Le peuple kabyle a vécu des années de disette en matière de chants et de musiques transcendants.
Ce patrimoine culturel essentiel de l’existence d’un peuple a été altéré par des pantins dressés et animés pour émousser la verve de ses vrais promoteurs et faire dégénérer la chanson kabyle.
À cause du travail de sape de certains médias complaisants et autres éditeurs de pacotille qui ont élevé aux nues des chansonniers d’opérette, la chanson kabyle s’est vautrée dans une indigence indicible.
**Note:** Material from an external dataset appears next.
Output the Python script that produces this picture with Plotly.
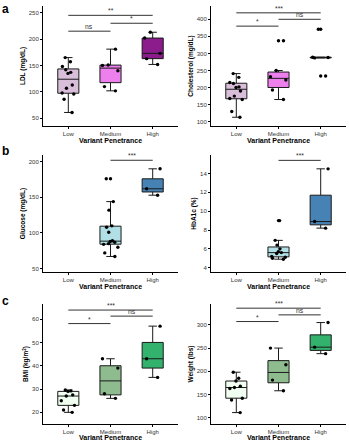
import numpy as np
import plotly.graph_objects as go

categories = ["Low", "Medium", "High"]

# ---- data ----
ldl_low = [61, 86, 96, 98, 107, 113, 135, 137, 142, 148, 157, 165]
ldl_medium = [102, 110, 140, 150, 151, 181]
ldl_high = [152, 163, 173, 202, 213]

chol_low = [113, 130, 165, 168, 175, 190, 200, 202, 212, 215, 230, 241]
chol_medium = [165, 193, 222, 232, 250, 337]
chol_high = [234, 287, 288, 289, 371]

glucose_medium = [67, 72, 80, 84, 85, 87, 88, 89, 101, 108, 110, 132, 144, 176]
glucose_high = [153, 162, 190]

hba1c_medium = [4.9, 5.0, 5.1, 5.2, 5.5, 5.6, 5.7, 6.0, 6.4, 6.9, 9.0]
hba1c_high = [8.2, 8.9, 14.5]

bmi_low = [20, 21, 23, 25, 27, 27.5, 29, 29.2, 29.6]
bmi_medium = [26, 28, 39, 43]
bmi_high = [35, 43, 57]

weight_low = [111, 138, 142, 163, 165, 168, 179, 185, 198]
weight_medium = [158, 181, 214, 250]
weight_high = [238, 252, 305]

# significance comparisons: (group 1, group 2, label, bracket level)
ldl_sig = [("Low", "High", "**", 245), ("Medium", "High", "*", 230), ("Low", "Medium", "ns", 215)]
chol_sig = [("Low", "High", "***", 419), ("Medium", "High", "ns", 400), ("Low", "Medium", "*", 380)]
glucose_sig = [("Medium", "High", "***", 202)]
hba1c_sig = [("Medium", "High", "***", 15.4)]
bmi_sig = [("Low", "High", "***", 63.9), ("Medium", "High", "ns", 61.3), ("Low", "Medium", "*", 58.1)]
weight_sig = [("Low", "High", "***", 336), ("Medium", "High", "ns", 321.6), ("Low", "Medium", "*", 307.2)]

y_titles = ["LDL (mg/dL)", "Cholesterol (mg/dL)", "Glucose (mg/dL)", "HbA1c (%)",
            "BMI (kg/m<sup>2</sup>)", "Weight (lbs)"]
y_ticks = [[50, 100, 150, 200, 250], [100, 150, 200, 250, 300, 350, 400], [50, 100, 150, 200],
           [4, 6, 8, 10, 12, 14], [20, 30, 40, 50, 60], [100, 150, 200, 250, 300]]
x_title = "Variant Penetrance"
panel_labels = ["a", "b", "c"]

# ---- styling ----
purples = {"Low": "#D9BEDA", "Medium": "#EE80EE", "High": "#8C1C8C"}
blues = {"Low": "#DDEFF5", "Medium": "#B0E0E6", "High": "#4682B4"}
greens = {"Low": "#F0FFF0", "Medium": "#8FBC8F", "High": "#33B26E"}

panels = [
    ({"Low": ldl_low, "Medium": ldl_medium, "High": ldl_high}, purples, [35.4, 262.7], ldl_sig),
    ({"Low": chol_low, "Medium": chol_medium, "High": chol_high}, purples, [87.4, 439], chol_sig),
    ({"Medium": glucose_medium, "High": glucose_high}, blues, [45.2, 209.4], glucose_sig),
    ({"Medium": hba1c_medium, "High": hba1c_high}, blues, [3.54, 15.97], hba1c_sig),
    ({"Low": bmi_low, "Medium": bmi_medium, "High": bmi_high}, greens, [15, 66.5], bmi_sig),
    ({"Low": weight_low, "Medium": weight_medium, "High": weight_high}, greens, [86.4, 345], weight_sig),
]


def box_stats(v):
    """Tukey box statistics (R type-7 quartiles, 1.5*IQR whiskers) like ggplot."""
    a = np.sort(np.asarray(v, dtype=float))
    q1, med, q3 = np.percentile(a, [25, 50, 75])
    iqr = q3 - q1
    lo = a[a >= q1 - 1.5 * iqr].min()
    hi = a[a <= q3 + 1.5 * iqr].max()
    return q1, med, q3, lo, hi


W, H = 349, 440
x_dom_px = [(43, 178), (211, 346)]
y_dom_px = [(6, 126), (155, 272), (304, 424)]
x_title_gap = [14.5, 14.5, 13.0]
label_top_px = [0, 142, 292]

FONT = "Liberation Sans, Arial, sans-serif"
fig = go.Figure()
annotations = []
layout = {}

for i, (vals, colors, yr, sig) in enumerate(panels):
    suf = "" if i == 0 else str(i + 1)
    xa, ya = "x" + suf, "y" + suf
    col, row = i % 2, i // 2
    for cat in categories:
        if cat not in vals:
            continue
        v = vals[cat]
        q1, med, q3, lo, hi = box_stats(v)
        fig.add_trace(go.Box(
            x=[cat], q1=[q1], median=[med], q3=[q3], lowerfence=[lo], upperfence=[hi],
            xaxis=xa, yaxis=ya, name=cat, fillcolor=colors[cat],
            line=dict(color="#1a1a1a", width=1), width=0.5, whiskerwidth=0.4,
            boxpoints=False, showlegend=False,
        ))
        # outliers drawn by the boxplot at the box centre
        outl = [y for y in v if y < lo or y > hi]
        if outl:
            fig.add_trace(go.Scatter(
                x=[cat] * len(outl), y=outl, xaxis=xa, yaxis=ya, mode="markers",
                marker=dict(color="black", size=3.4), showlegend=False, hoverinfo="skip",
            ))
        # jittered raw points
        fig.add_trace(go.Box(
            x=[cat] * len(v), y=v, xaxis=xa, yaxis=ya, name=cat,
            fillcolor="rgba(0,0,0,0)", line=dict(color="rgba(0,0,0,0)", width=0),
            marker=dict(color="black", size=3.4), boxpoints="all", jitter=0.9, pointpos=0,
            width=0.5, whiskerwidth=0, showlegend=False,
        ))
    for g1, g2, lab, lvl in sig:
        fig.add_trace(go.Scatter(
            x=[g1, g2], y=[lvl, lvl], xaxis=xa, yaxis=ya, mode="lines",
            line=dict(color="#333333", width=1), showlegend=False, hoverinfo="skip",
        ))
        annotations.append(dict(
            x=(categories.index(g1) + categories.index(g2)) / 2, y=lvl, xref=xa, yref=ya,
            text=lab, showarrow=False, yanchor="bottom", yshift=-1,
            font=dict(family=FONT, size=6.8, color="#333333"),
        ))
    x0, x1 = x_dom_px[col]
    y0, y1 = y_dom_px[row]
    layout["xaxis" + suf] = dict(
        domain=[x0 / W, x1 / W], anchor=ya, type="category",
        categoryorder="array", categoryarray=categories, range=[-0.6, 2.6],
        showline=True, linecolor="black", linewidth=1, ticks="outside", ticklen=2,
        tickcolor="black", tickfont=dict(family=FONT, size=6, color="#333333"),
        showgrid=False, zeroline=False, automargin=False,
    )
    layout["yaxis" + suf] = dict(
        domain=[1 - y1 / H, 1 - y0 / H], anchor=xa, range=yr, tickvals=y_ticks[i],
        showline=True, linecolor="black", linewidth=1, ticks="outside", ticklen=2,
        tickcolor="black", tickfont=dict(family=FONT, size=6, color="#333333"),
        showgrid=False, zeroline=False, automargin=False,
        title=dict(text=y_titles[i], standoff=2,
                   font=dict(family=FONT, size=6.5, color="black", weight="bold")),
    )
    # x-axis title (as annotation so the bottom row isn't clamped by the margin)
    annotations.append(dict(
        x=(x0 + x1) / 2 / W, y=1 - (y1 + x_title_gap[row]) / H, xref="paper", yref="paper",
        text=x_title, showarrow=False, xanchor="center", yanchor="middle",
        font=dict(family=FONT, size=7, color="black", weight="bold"),
    ))

for r, lab in enumerate(panel_labels):
    annotations.append(dict(
        x=0, y=1 - label_top_px[r] / H, xref="paper", yref="paper",
        text=lab, showarrow=False, xanchor="left", yanchor="top",
        font=dict(family=FONT, size=12, color="black", weight="bold"),
    ))

fig.update_layout(
    width=W, height=H, margin=dict(l=0, r=0, t=0, b=0),
    paper_bgcolor="white", plot_bgcolor="white", boxmode="overlay",
    annotations=annotations, **layout,
)
fig.write_html(
    "out.html",
    config={"displayModeBar": False},
    post_script="document.body.style.margin='0';document.body.style.overflow='hidden';",
)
En plus de l’appauvrissement sémantique et de déperdition linguistique, on a vu des chanteurs adulés par leur public naturel qui ont tourné le dos à la Kabylie pour se fourvoyer dans un soutien béat et indécent aux puissants du moment.
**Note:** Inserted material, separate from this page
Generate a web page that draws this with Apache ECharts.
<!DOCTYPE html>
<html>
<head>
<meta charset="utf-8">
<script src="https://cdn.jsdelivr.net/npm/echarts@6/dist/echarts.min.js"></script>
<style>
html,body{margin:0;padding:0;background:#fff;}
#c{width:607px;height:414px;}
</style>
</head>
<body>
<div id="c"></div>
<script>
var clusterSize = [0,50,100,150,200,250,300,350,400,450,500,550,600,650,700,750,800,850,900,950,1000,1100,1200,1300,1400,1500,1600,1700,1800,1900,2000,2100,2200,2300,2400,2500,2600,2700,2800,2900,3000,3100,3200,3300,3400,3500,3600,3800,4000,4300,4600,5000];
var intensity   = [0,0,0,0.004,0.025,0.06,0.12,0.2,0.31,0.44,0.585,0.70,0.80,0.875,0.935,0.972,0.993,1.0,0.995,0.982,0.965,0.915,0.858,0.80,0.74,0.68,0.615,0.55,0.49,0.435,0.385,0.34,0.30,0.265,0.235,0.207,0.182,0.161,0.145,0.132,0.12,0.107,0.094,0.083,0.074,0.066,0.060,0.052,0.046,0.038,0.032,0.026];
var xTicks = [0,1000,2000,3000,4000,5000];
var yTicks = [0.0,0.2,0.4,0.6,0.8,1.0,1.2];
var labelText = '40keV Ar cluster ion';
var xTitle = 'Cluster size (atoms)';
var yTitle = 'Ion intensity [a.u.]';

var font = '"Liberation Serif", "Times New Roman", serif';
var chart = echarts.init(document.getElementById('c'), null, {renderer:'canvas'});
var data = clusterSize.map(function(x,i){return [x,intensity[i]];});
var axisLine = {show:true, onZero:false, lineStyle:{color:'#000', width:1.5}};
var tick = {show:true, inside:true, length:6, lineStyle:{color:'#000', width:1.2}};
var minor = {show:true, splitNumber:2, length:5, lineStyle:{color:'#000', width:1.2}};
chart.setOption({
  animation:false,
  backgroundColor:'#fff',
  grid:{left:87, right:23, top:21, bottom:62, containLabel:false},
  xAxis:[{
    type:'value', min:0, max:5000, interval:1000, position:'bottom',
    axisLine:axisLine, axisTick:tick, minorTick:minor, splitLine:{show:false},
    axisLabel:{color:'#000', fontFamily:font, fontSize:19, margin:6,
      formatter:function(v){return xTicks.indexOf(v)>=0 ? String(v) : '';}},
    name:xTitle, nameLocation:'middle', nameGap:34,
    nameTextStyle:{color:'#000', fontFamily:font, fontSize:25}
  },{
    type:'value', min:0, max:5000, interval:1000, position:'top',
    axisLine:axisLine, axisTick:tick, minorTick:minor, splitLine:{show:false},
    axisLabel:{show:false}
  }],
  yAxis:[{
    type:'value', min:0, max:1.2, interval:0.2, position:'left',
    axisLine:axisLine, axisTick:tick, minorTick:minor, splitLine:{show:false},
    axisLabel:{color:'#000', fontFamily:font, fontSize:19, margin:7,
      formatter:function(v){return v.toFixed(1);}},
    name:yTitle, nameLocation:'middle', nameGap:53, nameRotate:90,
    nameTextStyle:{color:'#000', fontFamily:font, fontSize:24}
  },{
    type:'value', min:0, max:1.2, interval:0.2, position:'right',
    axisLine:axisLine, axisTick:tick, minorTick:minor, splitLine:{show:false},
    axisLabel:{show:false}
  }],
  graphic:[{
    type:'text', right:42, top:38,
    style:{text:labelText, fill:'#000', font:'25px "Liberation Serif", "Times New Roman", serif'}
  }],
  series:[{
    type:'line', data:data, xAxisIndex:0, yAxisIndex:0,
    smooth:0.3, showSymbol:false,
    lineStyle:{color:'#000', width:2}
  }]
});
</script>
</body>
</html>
Car, il faut le répéter, la chanson kabyle moderne s’est donnée dès le début de son émergence dans les années 70 comme raison sociale le combat pour la réappropriation de la véritable identité du peuple.
Izenzaren, le groupe d’antan vient rappeler aux oublieux et aux amnésiques que la chanson kabyle tient d’un patrimoine culturel chevillé aux âmes qui ne peut permettre la fatuité et la désinvolture.
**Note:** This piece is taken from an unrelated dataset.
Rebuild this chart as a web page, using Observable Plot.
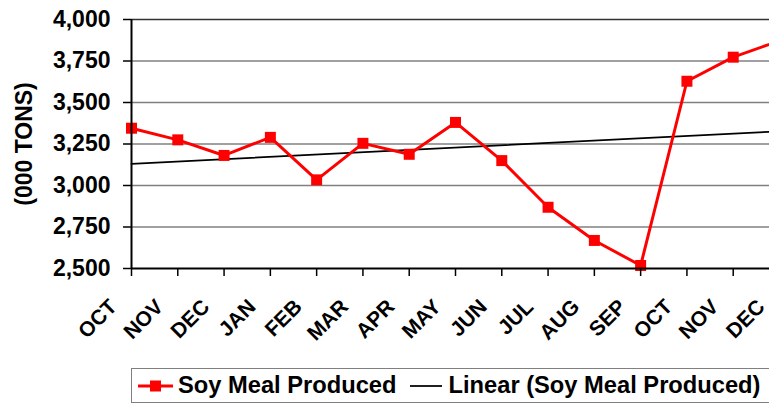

Ce groupe musical qui a décidé de renouer avec son art s’inscrit dans cet esprit ancestral et ranime les flammes de la raison sociale, retrouvée et renouvelée à travers les aèdes et les trouvères de jadis.
Il était temps ! Avec le retour de Izenzaren, on peut s’offrir une cure de jouvence en se procurant leur album, mais malheureusement, on n’assistera pas encore à la fin des troubadours qui hantent les écrans des télévisions et les espaces audiovisuels de notre environnement.
Dans sa dernière livraison, le groupe nous rappelle subtilement que la Kabylie doit vivre, produire et restituer les valeurs qui sont les siennes depuis la nuit des temps en même temps qu’elle doit s’immiscer dans les affaires d’aujourd’hui qui déterminent l’avenir immédiat de ses enfants.
Sa dernière production renferme 10 titres (Mandats 2009 – Ay adar – Asefru – l’école – Tayri uzekka – Lzayer – Tiessasin – Tavratt – Tasusmi – D lawan) qui sont autant d’œuvres composées avec circonspection et amour du travail bien fait.
Les éléments du groupe n’affichent aucune prétention pécuniaire des fruits de leur travail. Ils se disent avant tout des militants et des acteurs de leur temps et de leur peuple.
Cette profession de foi assumée et partagée par les éléments de ce groupe artistique qui fait de lui l’un des rares, sinon le seul à notre connaissance, à œuvrer de façon ouvertement désintéressée dans un domaine depuis si longtemps pollué par de faux prophètes, rapaces, marchands et autres rhéteurs inaudibles, est tout à fait crédible quand on connaît les trajectoire personnelles des membres qui le composent.
Le groupe se compose de trois membres. Il y a Mourad Ali Mamar, le parolier ; Fawzi Ould Muhend et Rachid Ali Mamar pour la musique, les arrangements et le mixage et Saïd Kaïdi pour la percussion. Sans le dire, ils suggèrent que c’est l’indigence thématique et le travestissement de la chanson kabyle ambiante qui les ont amenés à reprendre du service afin de contribuer à son renouveau.
À les entendre dans cet album de renaissance où ils renouent avec bonheur avec les thèmes de l’identité, de la vie sociale, du combat de la femme et de la Kabylie, il n’est pas permis d’en douter.
Tanemmirt ay Izenzaren ! Puissiez-vous être et demeurer longtemps des rayons de soleil pour réchauffer nos cœurs rabougris et rendre à la chanson kabyle sa vocation, sa dimension et sa fonction sociale.